Le principe des régimes hyperprotéinés comme Dukan n’est pas infondé. L’idée est d’essayer de perdre du poids en épargnant la masse musculaire, la masse maigre. Pour cela, on va réduire les calories et on va augmenter les protéines. Mais ces régimes sont déséquilibrés. Comme il faut qu’ils soient hypocaloriques, ils sont très pauvres en aliments glucidiques donc pauvres en fibres. Ils doivent alors être compensés par des apports supplémentaires en fibres mais il manquera toujours un certain nombre de vitamines et de minéraux. Et puis la masse maigre ne sera quand même pas épargnée puisqu’elle va de toute façon diminuer.
Quelles bonnes pratiques alimentaires appliquer ?
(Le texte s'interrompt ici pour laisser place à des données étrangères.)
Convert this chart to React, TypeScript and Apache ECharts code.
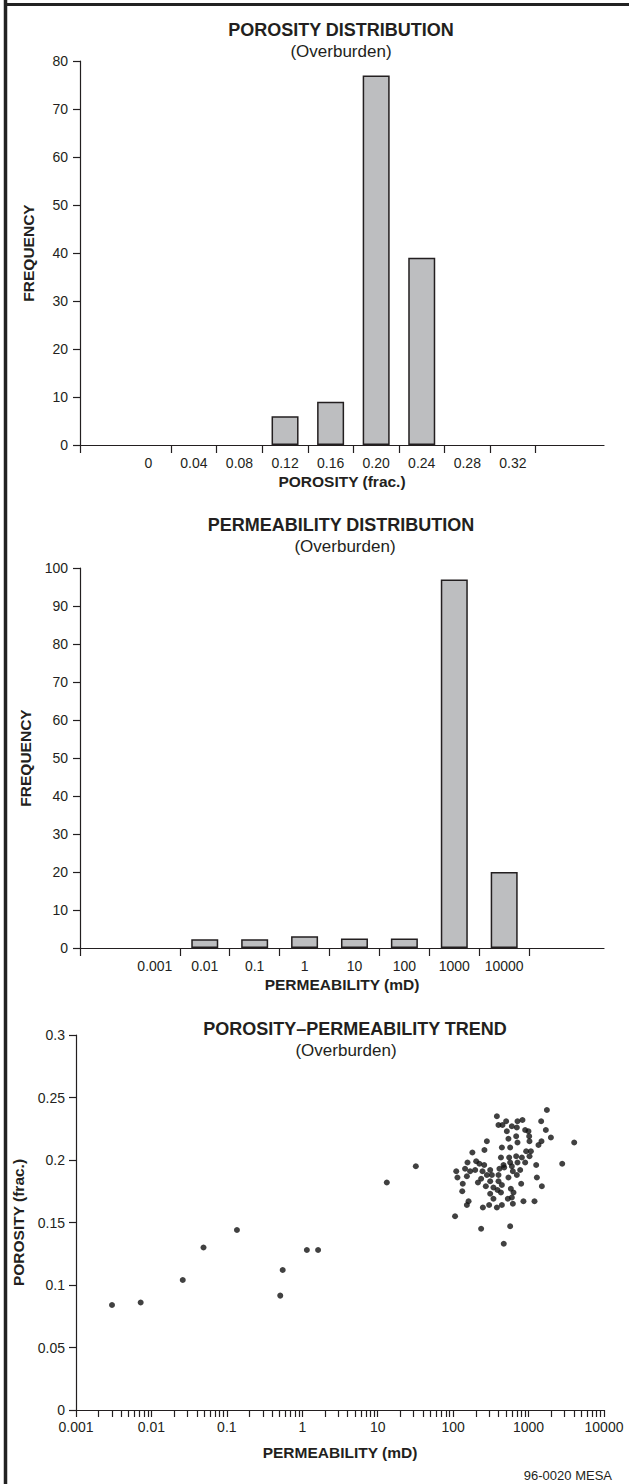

Souvent les régimes sont basés sur une dichotomie entre les bons et les mauvais aliments. Ce qu’on prône, c’est plutôt d’apprendre à manger avec modération et avec plaisir d’un peu de tout. Certains aliments, bien sûr, vont poser plus de problèmes que d’autres mais une alimentation bonne pour la santé est une alimentation qui ne va rien interdire mais va modérer davantage certains aliments, en essayant de retrouver une relation positive et apaisée avec l’alimentation. Le prototype du régime équilibré et bon pour la santé c’est le régime méditerranéen. Il a fait l’objet d’énormément d’études qui ne sont jamais contredites.
Ce régime méditerranéen, en quoi est-ce qu’il est si bon et si bien adapté à l’alimentation ?
Déjà, il ne supprime rien. Ensuite, il offre une large place aux aliments simples et natures que sont les fruits, les légumes, les céréales complètes, les légumes secs, les oléagineux et à l’huile d’olive. Il tient compte du terroir et il maintient toujours un peu de produits animaux : un peu de viande, un peu de poisson, des produits laitiers notamment fermentés. C’est un régime un peu frugal qui, dans sa version originelle, correspond un peu au régime crétois des années 1960. Il y a peu d’aliments ultra-transformés, d’aliments sucrés et d’aliments raffinés, ce régime méditerranéen a fait ses preuves.